Bock, a partner at Kroger, Gardis & Regas in Indianapolis, pointed out how athletes often change their behavior in order to beat drug tests, give only enough of a blood sample for a limited number of tests, give false whereabouts to evade testers, and time their use so the doping cannot be detected.
On the opposite side of what turned into a lively discussion was Howard Jacobs of the Law Offices of Howard Jacobs near Los Angeles, an attorney who has represented numerous athletes in doping disputes. He agreed with Bock that anti-doping efforts must focus on catching people who cheat. But he said many of his clients were charged with using banned substances based on contaminated supplements and other issues.

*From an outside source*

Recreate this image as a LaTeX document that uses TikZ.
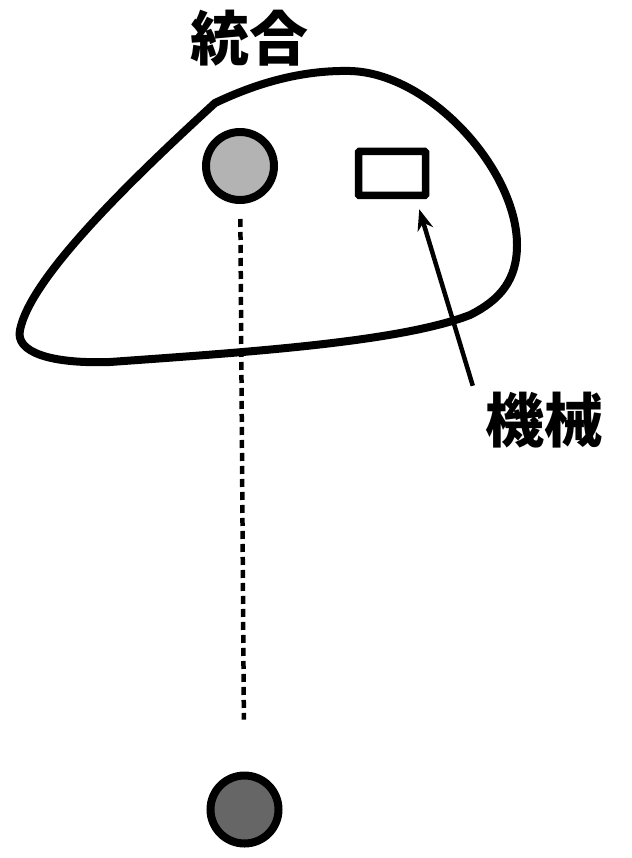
\documentclass[tikz,border=0pt]{standalone}
\usepackage{fontspec}
\newfontfamily\cjk{Noto Sans CJK JP}
\usepackage{xcolor}
\definecolor{DotLight}{HTML}{B3B3B3}
\definecolor{DotDark}{HTML}{666666}
\usepackage{tikz}
\usetikzlibrary{arrows.meta,calc,positioning}

\begin{document}
\begin{tikzpicture}[x=1pt,y=-1pt,
    region/.style={draw=black,line width=8pt,line join=round},
    dot/.style={circle,draw=black,line width=8pt,minimum size=68pt,inner sep=0pt},
    device/.style={draw=black,line width=7.5pt,minimum width=67pt,minimum height=44pt,rounded corners=1pt,inner sep=0pt},
    caption/.style={font=\cjk\bfseries\fontsize{59}{64}\selectfont,inner sep=0pt},
    connector/.style={-{Stealth[length=21pt,width=16pt]},line width=4.5pt},
    link/.style={line width=4.5pt,dash pattern=on 8pt off 5pt,shorten <=15pt,shorten >=52pt}
  ]
    \useasboundingbox (0,0) rectangle (631,858);
    % outline of the merged area
    \draw[region] (215,103) .. controls (255,84) and (300,70) .. (350,71)
      .. controls (430,73) and (517,170) .. (517,245)
      .. controls (517,280) and (500,300) .. (470,315)
      .. controls (400,342) and (250,352) .. (110,362)
      .. controls (50,364) and (15,352) .. (20,330)
      .. controls (30,280) and (120,190) .. cycle;
    \node[caption] (merge) at (249,38) {統合};
    \node[dot,fill=DotLight] (upper) at (240,166) {};
    \node[device] (machine) at (392,173.5) {};
    \node[dot,fill=DotDark] (lower) at (244.5,809.5) {};
    \node[caption] (machinelabel) at (544,420) {機械};
    \draw[link] (upper) -- (lower);
    \draw[connector] ($(machinelabel.north west)+(-12,-6)$) -- ($(machine.south east)+(-10,10)$);
  \end{tikzpicture}
\end{document}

The testing system, he said, needs to better differentiate "between intentional doping and inadvertent positives.... The testing just doesn't work that well." He suggested, among other changes, that marijuana—a drug that doesn't improve athletic performance—be taken off the list of banned substances entirely, and that more money and resources go toward finding the athletes who benefit from intentionally taking banned substances.
The event also included a discussion about Olympic sponsorships, featuring Calita Robinson, '92, global marketing counsel at Coca-Cola, and Christopher McCleary, '91, associate general counsel, global brand and client management, at Visa. Both addressed the challenges of maintaining a company's exclusivity and fending off "ambush marketing"—that is, quick and inexpensive marketing that is used to fool people into thinking a company is associated with the Olympics.
In addition to other panels about the intersection of sports and law, 2010 Olympic ice dancing silver medalist Meryl Davis, a University of Michigan student, spoke about her experiences and allowed fans to wear the medal for photos.
In opening the event, Professor Sherman Clark offered to put in his "law prof.'s egghead two cents."
"Sports makes us think about the law more deeply, and in different ways," he said. "And that's because so many of the models operating elsewhere in society—including programs designed to ensure that all are treated equally—simply don't work when applied to the ruthlessly performance-oriented world of sports."